Retail rents downtown range from $17 to $40 per sq. ft., according to Leibsohn. Community power center rents range from $8 to $17 per sq. ft., and regional mall space goes from $20 to $60.

As far as construction activity goes, CB Commercial reported that there were 12 projects proposed or under construction in downtown Seattle, with a total estimated cost between $1.13 billion and $1.26 billion. Chief among the projects are:

* a $350 million to $400 million project at Sixth and Pine for Frederick Nelson, which represents a move by Nordstrom and a number of small retailers;

* the $100 million, 2,500-seat Seattle Symphony Hall at Second and Union;

* the $13 5 million aquarium expansion at Waterfront piers 62 and 63; the $25 million, 24,000 sq. ft. Nike Town at Sixth and Pike, plus an additional 41,000 sq. ft. of retail, including Planet Hollywood;

* a $40 million to $50 million, 321-unit apartment project at Eighth and Olive, next to the Camlin Hotel;

* the $165 million to $225 million Federal Courthouse with 600,000 to 750,000 sq. ft. of space at 1-5 between Spring and Marion;

* the $130 million convention center expansion at Eighth and Pike, doubling the size to 200,000 sq. ft.; and

* the $8.5 million rehabilitation of the Pacific Hotel at Fourth and Marion into 113 units of low-income housing.

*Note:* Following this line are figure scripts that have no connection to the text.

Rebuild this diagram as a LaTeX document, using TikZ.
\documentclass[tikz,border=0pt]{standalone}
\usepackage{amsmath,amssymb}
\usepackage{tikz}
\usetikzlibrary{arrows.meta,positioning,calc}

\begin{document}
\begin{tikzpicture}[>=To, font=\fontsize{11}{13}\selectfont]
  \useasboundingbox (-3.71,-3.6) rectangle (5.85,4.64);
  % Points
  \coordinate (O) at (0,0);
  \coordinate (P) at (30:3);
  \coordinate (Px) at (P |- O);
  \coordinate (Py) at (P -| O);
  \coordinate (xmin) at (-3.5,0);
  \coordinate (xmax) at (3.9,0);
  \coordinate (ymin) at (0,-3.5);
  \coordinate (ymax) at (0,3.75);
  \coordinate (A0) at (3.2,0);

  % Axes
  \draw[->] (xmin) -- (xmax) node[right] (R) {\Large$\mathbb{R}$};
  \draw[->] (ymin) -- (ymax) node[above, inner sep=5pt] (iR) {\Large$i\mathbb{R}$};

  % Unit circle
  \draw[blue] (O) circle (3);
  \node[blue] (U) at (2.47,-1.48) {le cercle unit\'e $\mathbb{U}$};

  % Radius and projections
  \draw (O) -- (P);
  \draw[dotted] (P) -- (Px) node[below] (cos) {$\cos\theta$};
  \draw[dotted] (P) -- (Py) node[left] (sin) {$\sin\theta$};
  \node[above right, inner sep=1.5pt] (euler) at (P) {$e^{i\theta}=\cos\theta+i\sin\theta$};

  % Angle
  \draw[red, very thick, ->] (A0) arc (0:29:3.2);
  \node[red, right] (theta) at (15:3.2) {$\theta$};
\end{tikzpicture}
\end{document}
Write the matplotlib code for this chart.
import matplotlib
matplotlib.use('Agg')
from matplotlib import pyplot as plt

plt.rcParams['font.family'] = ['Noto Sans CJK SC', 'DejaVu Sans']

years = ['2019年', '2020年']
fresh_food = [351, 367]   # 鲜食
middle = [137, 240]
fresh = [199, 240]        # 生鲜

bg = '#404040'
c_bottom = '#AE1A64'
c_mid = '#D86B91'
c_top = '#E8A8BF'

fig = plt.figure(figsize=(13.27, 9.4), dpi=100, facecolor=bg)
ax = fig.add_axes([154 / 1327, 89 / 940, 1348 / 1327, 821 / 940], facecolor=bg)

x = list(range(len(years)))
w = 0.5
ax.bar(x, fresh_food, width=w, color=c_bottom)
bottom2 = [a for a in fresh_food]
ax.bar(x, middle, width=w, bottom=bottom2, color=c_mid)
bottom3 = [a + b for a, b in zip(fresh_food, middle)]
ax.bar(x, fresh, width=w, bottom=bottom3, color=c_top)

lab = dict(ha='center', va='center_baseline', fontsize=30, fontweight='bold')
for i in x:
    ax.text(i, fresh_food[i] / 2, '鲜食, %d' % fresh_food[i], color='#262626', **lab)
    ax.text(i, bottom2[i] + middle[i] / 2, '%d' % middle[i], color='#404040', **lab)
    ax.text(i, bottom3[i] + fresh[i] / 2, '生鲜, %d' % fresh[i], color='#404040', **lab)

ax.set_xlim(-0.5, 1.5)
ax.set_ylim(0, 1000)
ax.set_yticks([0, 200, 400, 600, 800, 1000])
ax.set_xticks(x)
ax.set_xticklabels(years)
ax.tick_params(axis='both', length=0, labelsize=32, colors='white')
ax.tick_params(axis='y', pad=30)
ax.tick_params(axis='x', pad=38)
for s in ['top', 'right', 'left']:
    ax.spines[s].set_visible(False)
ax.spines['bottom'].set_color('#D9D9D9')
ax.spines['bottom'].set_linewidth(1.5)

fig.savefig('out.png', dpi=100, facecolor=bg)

An interesting project under way is Northwest Landing, a 3,000-acre planned community being developed by the land management division of Weyerhaeuser Real Estate Company in DuPont, Wash., between Tacoma and Olympia. When completed, the community is slated to include homes for 10,000 and jobs for 12,000 people.

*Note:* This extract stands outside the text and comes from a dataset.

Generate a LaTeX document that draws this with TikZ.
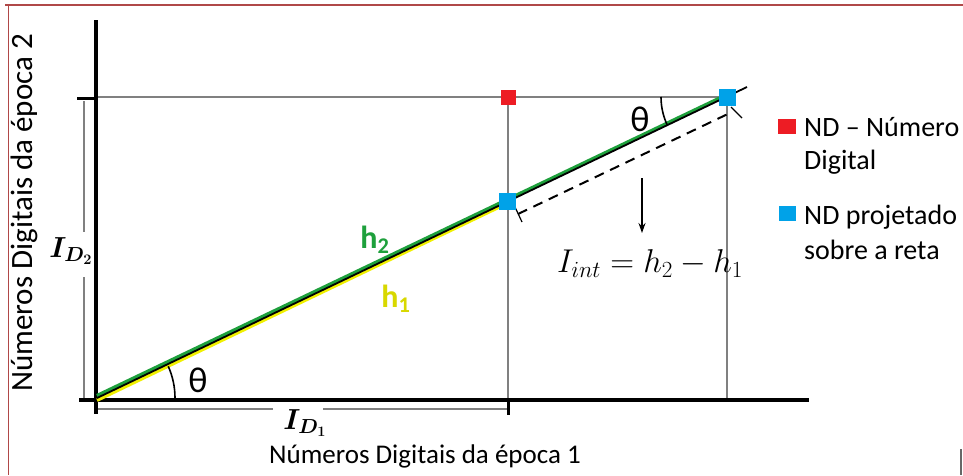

State Farm Insurance is due to complete a $40 million, 364,000 sq. ft. office this summer at Northwest Landing. Westblock Products, Inc., Lone Star Northwest and Puget Power also have purchased sites in the community.

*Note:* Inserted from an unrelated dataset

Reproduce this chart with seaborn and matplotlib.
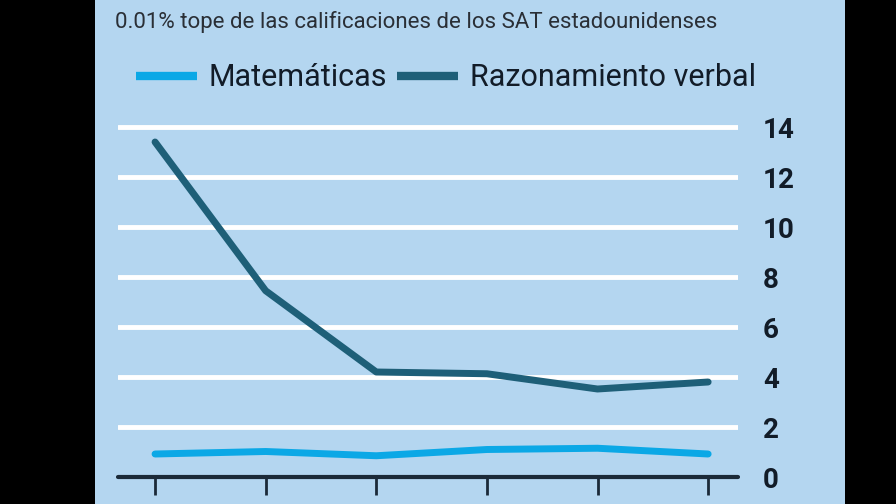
import pandas as pd
import numpy as np
import seaborn as sns
import matplotlib.pyplot as plt
from matplotlib.patches import Rectangle

# values
puntos = [0, 1, 2, 3, 4, 5]
matematicas = [0.92, 1.02, 0.85, 1.1, 1.15, 0.92]
verbal = [13.4, 7.45, 4.2, 4.13, 3.52, 3.8]
y_ticks = [0, 2, 4, 6, 8, 10, 12, 14]

df = pd.DataFrame({
    'x': puntos * 2,
    'valor': matematicas + verbal,
    'serie': ['Matemáticas'] * 6 + ['Razonamiento verbal'] * 6,
})

bg = '#b4d6f0'
sns.set_theme(style='white')
plt.rcParams['font.family'] = ['Liberation Sans Narrow', 'Roboto', 'DejaVu Sans']

fig = plt.figure(figsize=(8.96, 5.04), dpi=100)
fig.patch.set_facecolor('black')
fig.add_artist(Rectangle((95 / 896, 0), 750 / 896, 1, transform=fig.transFigure,
                         facecolor=bg, edgecolor='none', zorder=0))

ax = fig.add_axes([118 / 896, 27 / 504, 620 / 896, 362.5 / 504])
ax.set_facecolor('none')
sns.lineplot(data=df, x='x', y='valor', hue='serie', ax=ax, linewidth=5,
             palette={'Matemáticas': '#0ba8e6', 'Razonamiento verbal': '#1e5f78'},
             legend=False, zorder=3)

ax.set_xlim(-0.335, 5.27)
ax.set_ylim(0, 14.5)
ax.set_yticks(y_ticks)
for t in y_ticks[1:]:
    ax.axhline(t, color='white', linewidth=3.5, zorder=1)
ax.axhline(0, color='#1b2a38', linewidth=3, zorder=2, clip_on=False)
for s in ax.spines.values():
    s.set_visible(False)
ax.set_xticks(puntos)
ax.set_xticklabels([])
ax.tick_params(axis='x', bottom=True, length=13, width=2, color='#1b2a38', direction='out')
ax.yaxis.tick_right()
ax.tick_params(axis='y', right=False, pad=12, labelsize=20, labelcolor='#121c28')
for lab in ax.get_yticklabels():
    lab.set_fontweight('bold')
ax.set_xlabel('')
ax.set_ylabel('')

fig.text(115 / 896, 1 - 22 / 504, '0.01% tope de las calificaciones de los SAT estadounidenses',
         fontsize=16, color='#2a2f36', va='center')

handles = [plt.Line2D([], [], color='#0ba8e6', linewidth=6, solid_capstyle='butt'),
           plt.Line2D([], [], color='#1e5f78', linewidth=6, solid_capstyle='butt')]
fig.legend(handles, ['Matemáticas', 'Razonamiento verbal'], ncol=2, frameon=False,
           loc='center left', bbox_to_anchor=(108 / 896, 1 - 78 / 504), fontsize=22,
           handlelength=2.0, handletextpad=0.4, columnspacing=0.3, labelcolor='#121c28')

fig.savefig('out.png', dpi=100, facecolor=fig.get_facecolor())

On the other side of the state, Spokane is going like gangbusters, too.

Since 1988, more than 70 companies have expanded or relocated to the area, according to the Spokane Area Economic Development Council.

Recent additions to the area include: Egghead Software, which is consolidating 10 customer service offices from around the nation to a 115,000 sq. ft. building formerly occupied by Hewlett Packard at Meadowwood Business Park; The Student Loan Marketing Association (Sallie Mae), which leased 30,000 sq. ft. downtown for a regional student loan servicing facility; and Principal Financial Group, which leased 12,000 sq. ft. of office space near downtown for a pension customer service center.

"One of the things we're seeing is there's room for maybe some spec building," says Meri Berberet, director of marketing and research for the Economic Development Council. "Some users are building their own space."

Pentzer Development Corporation, a wholly owned subsidiary of Washington Water Power Company, saw opportunity in the area's growth and completed its first spec building, the $1 million Euclid Business Center, a 22,800 sq. ft. office and industrial complex at the company's 575-acre Spokane Business and Industrial Park, 15 miles east of downtown.

In addition, Central Premix and The Munson/Bagco Partnership recently purchased parcels totaling 14 acres at the business park.

Year-end 1994 office vacancy rates stood at 14.1% downtown and 6.8% in suburban submarkets, for a total vacancy of 9.9%, according to the BOMA Office Market Review, with Kiemle & Hagood Company, which is a member of BOMA/Spokane, as the data correspondent.

Average rent for Class-B office space downtown was $14-14, according to the report. Rent for Class-B space was $12.85.

The BOMA report mentions other reasons for optimism, indicating that over the past year, construction activity and absorption have increased, financing has been easy to obtain for some properties, fee management opportunities have increased and sales activity by owners/lenders has remained stable.